MCL, the Vue's developer, has said it will appeal the ruling, which was made Wednesday by Mecklenburg County Superior Court Judge F. Lane Williamson.
The VUE is disappointed with the ruling..., MCL president and CEO Dan McLean said in a statement. We believe we have a strong position and hope the appellate court will review the case and we will prevail.
The Vue's condos started selling for just under $200,000 to more than $2 million. Buyers paid 10 percent of the contracted sales price as a deposit.
Some buyers have sued the project to get out of their contracts. One couple has claimed in federal court that the purchase agreement failed to include necessary details and that the Vue did not deliver a deed within an agreed upon timeframe.
On Wednesday, attorney Celie Richardson argued on behalf of Florida buyers who sued the Vue, saying they terminated their contract and that the Vue refused to honor the termination.
They want the court to declare the contract was validly terminated. The buyer also says the Vue made promises about the unit that weren't fulfilled.
The buyers have asked for their deposit back.
The Vue, in a counterclaim, wanted to compel the buyer to complete the purchase.
The ruling, that the Vue may only keep the deposit if a buyer breaches a contract, could be good news for other buyers who have been sued, said litigation attorney Keith Nichols with Horack Talley. The firm is representing a handful of Vue buyers who have been sued by the developer.
We think it's an argument that we expect to be advanced by almost everybody in the same position, Nichols said, adding he couldn't comment further since the ruling hadn't yet been entered in the court system.
The ruling could also help assure buyers wanting to walk away that they may not be forced to cover the entire purchase price, said attorney Bob Turner, also with Horack Talley.
The $275 million Vue overcame fierce challenges when it became the only new luxury condo tower to survive the recession.
But signs of weakness have grown since mid-September, when it started closing sales inked more than four years ago.

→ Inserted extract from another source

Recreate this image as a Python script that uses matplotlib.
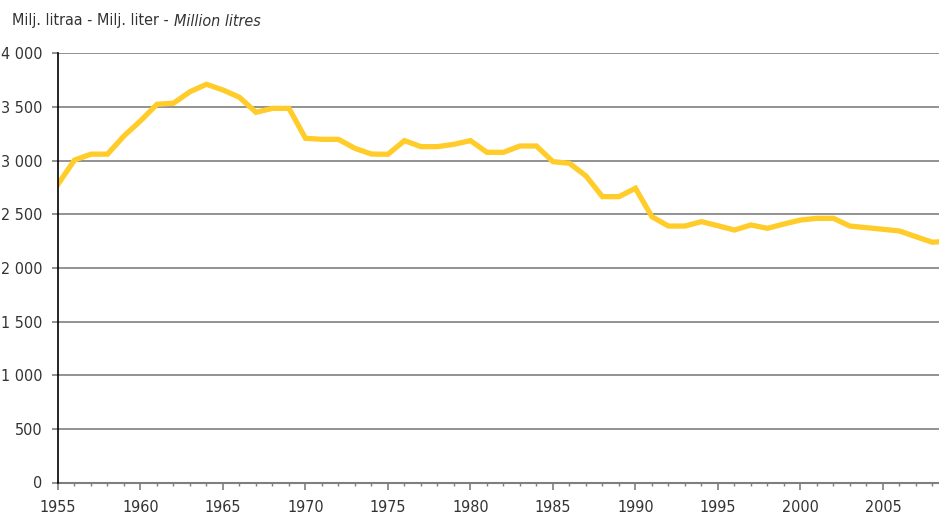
import numpy as np
import matplotlib
matplotlib.use("Agg")
import matplotlib.pyplot as plt
from matplotlib.ticker import MultipleLocator, FuncFormatter

plt.rcParams['font.family'] = ['DejaVu Sans']
plt.rcParams['font.stretch'] = 'condensed'

# Vuodet ja kulutus (milj. litraa)
years = list(range(1955, 2010))
values = [2780, 3005, 3060, 3060, 3230, 3370, 3525, 3535, 3642, 3711,
          3658, 3590, 3450, 3487, 3487, 3208, 3198, 3198, 3114, 3061,
          3059, 3186, 3130, 3130, 3152, 3186, 3077, 3077, 3136, 3136,
          2990, 2975, 2857, 2664, 2664, 2742, 2477, 2390, 2390, 2431,
          2393, 2353, 2400, 2369, 2409, 2446, 2462, 2462, 2390, 2375,
          2360, 2344, 2291, 2239, 2250]
ytick_vals = [0, 500, 1000, 1500, 2000, 2500, 3000, 3500, 4000]

fig = plt.figure(figsize=(9.39, 5.18), dpi=100)
W, H = 939, 518
ax = fig.add_axes([58 / W, 1 - 482.5 / H, (W - 58) / W, (482.5 - 53.3) / H])

ax.plot(years, values, color='#FFCC29', lw=3.8, solid_joinstyle='miter', zorder=3)

ax.set_xlim(1955, 2008.4)
ax.set_ylim(0, 4000)
ax.set_yticks(ytick_vals)
ax.yaxis.set_major_formatter(FuncFormatter(lambda v, p: f"{int(v):,}".replace(",", " ")))
ax.xaxis.set_major_locator(MultipleLocator(5))
ax.xaxis.set_minor_locator(MultipleLocator(1))

ax.grid(axis='y', color='#7f7f7f', lw=1.2, zorder=1)
for s in ['top', 'right']:
    ax.spines[s].set_visible(False)
ax.spines['left'].set_color('black')
ax.spines['left'].set_linewidth(1.2)
ax.spines['bottom'].set_color('#7f7f7f')
ax.spines['bottom'].set_linewidth(1.5)
ax.spines['left'].set_zorder(4)

ax.tick_params(axis='y', length=4.5, width=1.2, color='#7f7f7f', pad=6.5,
               labelsize=11.5, labelcolor='#333333')
ax.tick_params(axis='x', which='major', length=5, width=1.2, color='#7f7f7f',
               pad=7.5, labelsize=11.5, labelcolor='#333333')
ax.tick_params(axis='x', which='minor', length=2.5, width=1.0, color='#7f7f7f')

t1 = fig.text(12.5 / W, 1 - 21 / H, "Milj. litraa - Milj. liter - ", fontsize=11.5,
              color='#333333', va='center', ha='left')
fig.canvas.draw()
bb = t1.get_window_extent()
fig.text(bb.x1 / W, 1 - 21 / H, "Million litres", fontsize=11.5, style='italic',
         color='#333333', va='center', ha='left')

fig.savefig("out.png", dpi=100)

Local real estate attorneys say they are seeing more sellers suing buyers for backing out of contracts.
The Vue has claimed defendants signed enforceable contracts and asked the courts to let it force the buyers to follow through with their purchase, according to court documents. The Vue has also asked for damages arising from the defendants' failure to timely perform their obligations.
When real estate was hot, it was buyers who typically sued because sellers backed out thinking they could get a better offer, attorneys say. Now that the real estate market has slowed, developers may no longer be content with simply pocketing a failed buyer's deposit.
Some buyers at the Vue have worried about closing because their appraisals have come in below contracted sales prices. That reduces the loan amount they can get - if they can still get one - and requires a buyer provide more cash upfront.
More than half of Mecklenburg County's condos declined in value since the last property tax assessment in 2003, victims of vacancies, foreclosures and other troubles still plaguing the local real estate market, new county data show.